Business Today

Of Tagore, Tata, and Andrew Yule...

A fascinating chronicle of how the managing agency system paved the way for an evolved corporate structure in India.
By Prosenjit Datta | Print Edition: February 12, 2017

In April 1970, the managing agency system was finally abolished by the Indira Gandhi government. But much before that, by the middle of the 1960s, many of the managing agencies in India were selling off their stakes and exiting the country. The history of modern India's entrepreneurship and industrialisation would be incomplete without the story of the managing agencies that flourished between the middle of the nineteenth century.

The managing agency was a peculiar corporate structure that allowed the few partners who set it up to control a number of public limited and joint stock companies, despite a very small shareholding in the latter.

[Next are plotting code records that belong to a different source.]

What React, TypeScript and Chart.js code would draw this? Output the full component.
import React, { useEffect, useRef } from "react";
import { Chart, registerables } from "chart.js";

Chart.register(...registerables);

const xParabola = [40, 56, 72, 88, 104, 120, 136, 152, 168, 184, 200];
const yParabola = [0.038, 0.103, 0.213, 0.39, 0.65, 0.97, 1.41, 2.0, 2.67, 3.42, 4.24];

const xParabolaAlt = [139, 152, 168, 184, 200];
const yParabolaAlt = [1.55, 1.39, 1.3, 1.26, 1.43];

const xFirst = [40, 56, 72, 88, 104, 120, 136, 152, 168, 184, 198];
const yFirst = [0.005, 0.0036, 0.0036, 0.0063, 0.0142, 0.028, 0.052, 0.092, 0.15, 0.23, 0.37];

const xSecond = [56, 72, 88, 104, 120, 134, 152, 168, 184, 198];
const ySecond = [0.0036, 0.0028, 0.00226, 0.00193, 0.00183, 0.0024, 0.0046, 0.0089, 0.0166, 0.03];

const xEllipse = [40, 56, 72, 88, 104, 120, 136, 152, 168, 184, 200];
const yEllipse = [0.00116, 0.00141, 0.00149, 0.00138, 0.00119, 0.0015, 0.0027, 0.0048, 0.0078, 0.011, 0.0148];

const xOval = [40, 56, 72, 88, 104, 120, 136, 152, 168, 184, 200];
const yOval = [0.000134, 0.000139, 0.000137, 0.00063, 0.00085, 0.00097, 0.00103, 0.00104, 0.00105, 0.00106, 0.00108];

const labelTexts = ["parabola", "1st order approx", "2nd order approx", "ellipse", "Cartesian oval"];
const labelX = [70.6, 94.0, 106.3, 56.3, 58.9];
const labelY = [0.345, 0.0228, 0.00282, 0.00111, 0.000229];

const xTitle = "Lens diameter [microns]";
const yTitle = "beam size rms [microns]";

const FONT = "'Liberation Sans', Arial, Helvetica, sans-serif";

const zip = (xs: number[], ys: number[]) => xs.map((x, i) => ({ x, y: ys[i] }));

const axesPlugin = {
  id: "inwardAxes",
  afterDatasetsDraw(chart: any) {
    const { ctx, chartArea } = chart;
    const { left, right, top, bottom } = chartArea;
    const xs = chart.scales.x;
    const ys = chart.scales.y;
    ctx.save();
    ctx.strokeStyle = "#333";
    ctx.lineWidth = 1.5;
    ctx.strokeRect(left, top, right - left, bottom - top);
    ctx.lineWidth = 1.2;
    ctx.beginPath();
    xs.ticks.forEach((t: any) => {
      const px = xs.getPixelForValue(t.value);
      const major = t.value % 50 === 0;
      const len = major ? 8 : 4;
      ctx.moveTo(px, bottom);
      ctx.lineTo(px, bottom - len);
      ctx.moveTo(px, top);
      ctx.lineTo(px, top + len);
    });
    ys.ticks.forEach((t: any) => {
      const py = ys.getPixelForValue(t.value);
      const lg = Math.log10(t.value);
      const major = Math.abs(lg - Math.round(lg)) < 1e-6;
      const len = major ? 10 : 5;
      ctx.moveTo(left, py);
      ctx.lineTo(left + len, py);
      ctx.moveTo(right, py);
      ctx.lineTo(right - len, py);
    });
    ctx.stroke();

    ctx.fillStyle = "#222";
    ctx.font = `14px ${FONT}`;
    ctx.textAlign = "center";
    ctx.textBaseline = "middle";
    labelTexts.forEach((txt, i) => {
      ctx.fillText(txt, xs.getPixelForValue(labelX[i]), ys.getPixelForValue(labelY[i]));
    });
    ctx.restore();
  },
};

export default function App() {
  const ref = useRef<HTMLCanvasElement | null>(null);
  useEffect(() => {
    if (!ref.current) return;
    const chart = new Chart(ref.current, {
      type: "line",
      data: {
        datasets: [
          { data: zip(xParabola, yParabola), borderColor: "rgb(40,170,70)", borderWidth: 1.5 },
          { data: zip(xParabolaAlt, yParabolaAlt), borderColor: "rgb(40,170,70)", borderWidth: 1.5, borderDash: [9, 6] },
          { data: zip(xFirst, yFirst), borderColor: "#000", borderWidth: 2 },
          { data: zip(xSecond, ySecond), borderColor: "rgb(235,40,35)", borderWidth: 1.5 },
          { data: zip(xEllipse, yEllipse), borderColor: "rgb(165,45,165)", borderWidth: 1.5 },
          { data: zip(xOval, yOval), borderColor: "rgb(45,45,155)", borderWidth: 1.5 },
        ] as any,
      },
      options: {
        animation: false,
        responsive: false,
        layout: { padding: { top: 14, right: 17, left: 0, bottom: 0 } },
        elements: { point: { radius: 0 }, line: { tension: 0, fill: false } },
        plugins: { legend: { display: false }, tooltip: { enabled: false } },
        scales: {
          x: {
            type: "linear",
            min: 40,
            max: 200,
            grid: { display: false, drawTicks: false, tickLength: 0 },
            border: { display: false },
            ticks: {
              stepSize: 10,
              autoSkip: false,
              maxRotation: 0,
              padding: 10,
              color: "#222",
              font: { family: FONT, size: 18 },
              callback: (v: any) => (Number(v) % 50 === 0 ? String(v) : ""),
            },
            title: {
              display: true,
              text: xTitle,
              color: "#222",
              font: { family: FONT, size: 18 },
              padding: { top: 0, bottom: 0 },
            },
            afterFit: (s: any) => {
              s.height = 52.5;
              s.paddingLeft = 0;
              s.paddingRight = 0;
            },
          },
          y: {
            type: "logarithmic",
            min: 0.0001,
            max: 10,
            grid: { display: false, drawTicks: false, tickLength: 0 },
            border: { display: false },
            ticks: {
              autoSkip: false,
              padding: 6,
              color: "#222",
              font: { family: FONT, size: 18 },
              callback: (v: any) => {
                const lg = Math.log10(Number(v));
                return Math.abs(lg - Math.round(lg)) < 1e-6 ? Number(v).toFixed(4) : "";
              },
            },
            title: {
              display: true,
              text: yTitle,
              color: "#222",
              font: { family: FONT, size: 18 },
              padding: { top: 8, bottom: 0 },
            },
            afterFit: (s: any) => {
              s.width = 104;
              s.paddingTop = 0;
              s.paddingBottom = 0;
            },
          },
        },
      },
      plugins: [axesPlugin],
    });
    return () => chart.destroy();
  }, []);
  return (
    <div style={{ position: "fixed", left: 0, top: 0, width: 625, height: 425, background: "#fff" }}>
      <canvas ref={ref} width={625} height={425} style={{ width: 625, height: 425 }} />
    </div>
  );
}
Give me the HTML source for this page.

It allowed men with great entrepreneurial drive and organisational abilities to get involved in a number of businesses and promote others, but it was also a system prone to abuse. The managing agency essentially managed these firms through long-term management contracts that gave them total control, and big returns while the investors of the firm got the short shrift.

Typically, the partner (or at least the dominant partner) of the managing agency was also the promoter of the corporation being managed, though the amount of capital he would risk would be limited. His reputation (and that of the managing agency) allowed for the raising of enough capital from rich, but passive, investors who were comfortable with limited returns.

There are very few, if any, references in modern business manuals about the managing agency system, which is why Omkar Goswami's slim study - Goras and Desis: Managing Agencies and the Making of Corporate India - is such an important contribution. It is an exceedingly interesting book for laymen as well as serious students of corporate history.

Goswami makes the book easy to read without over simplifying things or skimping on detail. He starts off with a brief look at the agency system, which was a completely different organisation entity and preceded the managing agency system. The agency system was a partnership firm of traders who banded together to exploit certain trade routes and destinations. The English East India Company started as an agency and ended up becoming the ruler of most of India before its decline started in the 19th century. Initially, some of its former employees left to form trading agencies with names such as Jardine Skinner and Gillander Arbuthnot. These, apart from trading activities, also invested some capital in plantations and other businesses.

However, when the British Empire took direct control of the governance of India after 1857, the big managing agencies were born. By the end of World War I, they practically controlled three-fourths of all industry in India. The managing agencies were true conglomerates, controlling tea, coffee, rubber and jute plantations, textile and jute mills, coal mines, shipping companies, and many others. The English, Scottish and Indian agencies jostled to dominate entire industries. Probably, the first Indian entrepreneur to set up his own managing agency was Dwarkanath Tagore who promoted Carr, Tagore & Company in Calcutta with his English partner. Tagore even started a bank. He had amassed great wealth through his estates and money lending by the time he set up his managing agency, and at its peak, it was one of the biggest in India.

The Tatas, the Birlas, the Walchand Hirachands, and many others set up their own agencies. The agencies, in turn, controlled companies these entrepreneurs had set up as well as businesses they managed to take over. Andrew Yule, Macneill and Barry, Mackenzie & Co, were some of the British managing agencies of that era. They often looked down on their Indian peers.

But the agencies promoted by Parsi and Marwari entrepreneurs more than held their own. Initially, the British agencies had a complete lock on the jute mills, for example. But by the early 20th century, even before World War II, the Marwaris, led by the Birlas, had taken charge of the business. It was a pattern to be repeated in other industries.

Over time, problems of the agency system came to the fore. The companies they managed often did not do well, and passed on most of the profits they made to the agency first. Also, managing agencies did not put in much capital, but had a disproportionate control over public companies. Many entrepreneurs at the head of the agencies siphoned off profits from the companies they managed.

By the time India attained Independence, the managing agency system was already straining at its seams. The government of Nehru, too, did not like the structure, and controls began being put on them. Many English and Scottish promoters sold off their interests, and headed home. The Indians continued, initially even buying out the gora agencies from their departing partners. But by the time Indira Gandhi came to power, the end of the managing agency system was in sight. And in 1970, it was formally abolished by the government.

The book looks at both the historical events of corporate India, as well as the colourful Indian and British entrepreneurs who stamped their imprint on Indian businesses. It provides a good insight into the origins of many of India's big business families.